Some colleges and universities are addressing the problem by offering new degree programs that emphasize civics and classical education to better root students in American values. We see this in the creation of schools focusing on civics at Arizona State University, the University of North Carolina at Chapel Hill, New College in Florida, Flagler College, and the University of Texas, Austin.

These programs should be supported, but they are only a small start. Of more than 15 million students in American colleges, only a small number of these students will declare majors in a civic degree program. This is especially the case with so many students being rightfully concerned about job opportunities.

Appointing a few hundred faculty to teach in these programs, as important as it is, will only put a minute dent in overall faculty numbers. Tenured faculty remain a bulwark against meaningful university reform in a system that protects them from even being reprimanded for being little more than propagandists. Furthermore, tenured far-left faculty members end up hiring other tenured faculty and contract instructors along identity and/or partisan lines.

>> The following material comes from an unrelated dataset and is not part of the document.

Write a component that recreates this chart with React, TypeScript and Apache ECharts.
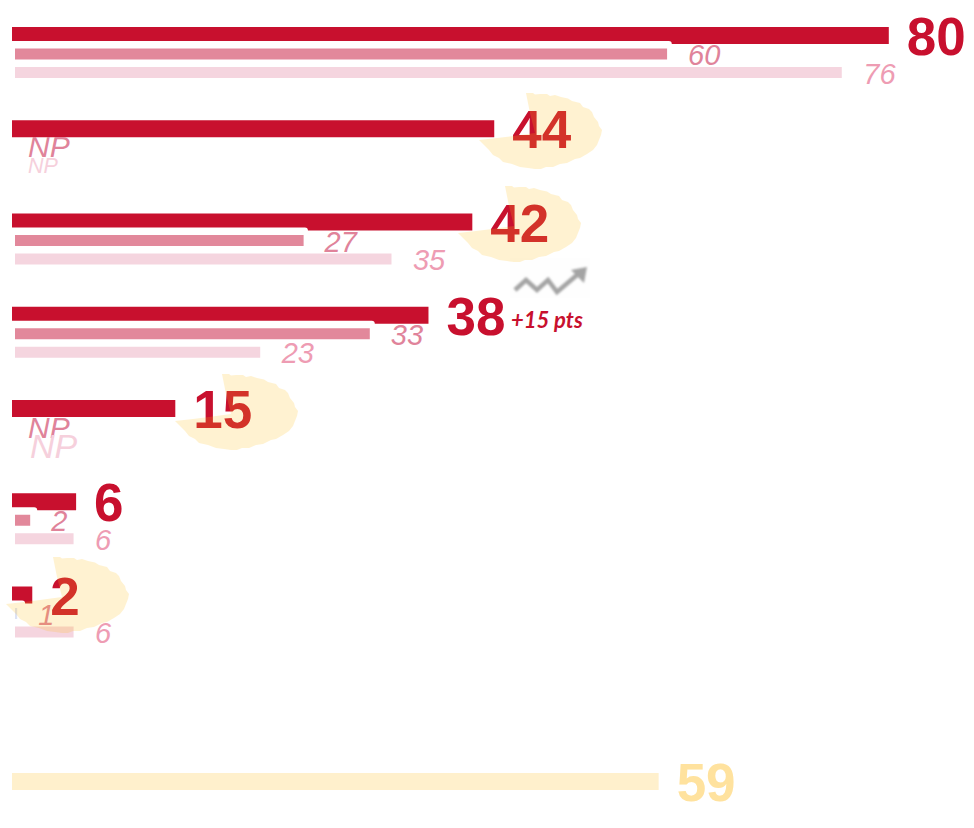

This hiring system prevents the appointment of young scholars who might have conservative views or even applicants researching what were once considered traditional topics. This is especially the case in the humanities. These narrow job searches and the tenure system are supported by university administrators who are themselves disposed to left-wing agendas. Tenured faculty might be a dying breed as cost-conscious universities appoint more contract full-time and part-time instructors who are just as woke as their privileged tenured peers, but they are a significant part of the problem.

So what can be done to ensure intellectual diversity in our universities and colleges? The first step is for regents and state legislatures to insist that all faculty searches include broad areas of expertise and not be restricted to candidates focused on racial, ethnic, sexual orientation, or gender identity. In the humanities and social sciences, faculty appointments should be made in presidential studies, as well as economic, business, and military areas of instruction. Such searches in themselves won’t ensure that identity-focused faculty will still not be hired, but broader searches provide an opportunity for more intellectually diverse applicants and hires. State legislatures and boards of regents can establish broad outlines for faculty appointments without subverting faculty governance.

An even more radical approach to reforming the American university is to begin to reimagine (a favorite word of the left) the university curriculum itself — beyond just requiring students take civic courses. The modern university curriculum emerged in the late 19th century and evolved in the 20th century based around departments with highly specialized trained faculty. These departments can be combined and reintegrated into new interdisciplinary programs with more expansive curricula.

Why not have a multi-disciplinary program on human transformation that includes anthropologists, child psychologists, animal behaviorists, historians, and sociologists? Such a curriculum would provide students with access to broader knowledge, opportunities to engage in critical thinking, and better preparation for a changing world. This enlarged curriculum challenges instructors to leave their academic silos and move beyond narrow identity topics. It would also force them to learn and confront confounding evidence from other fields.

Our modern university structures are having destructive effects on our students and society. They need immediate reform.  


Donald T. Critchlow is director of Center for American Institutions at Arizona State University and a professor in the history faculty.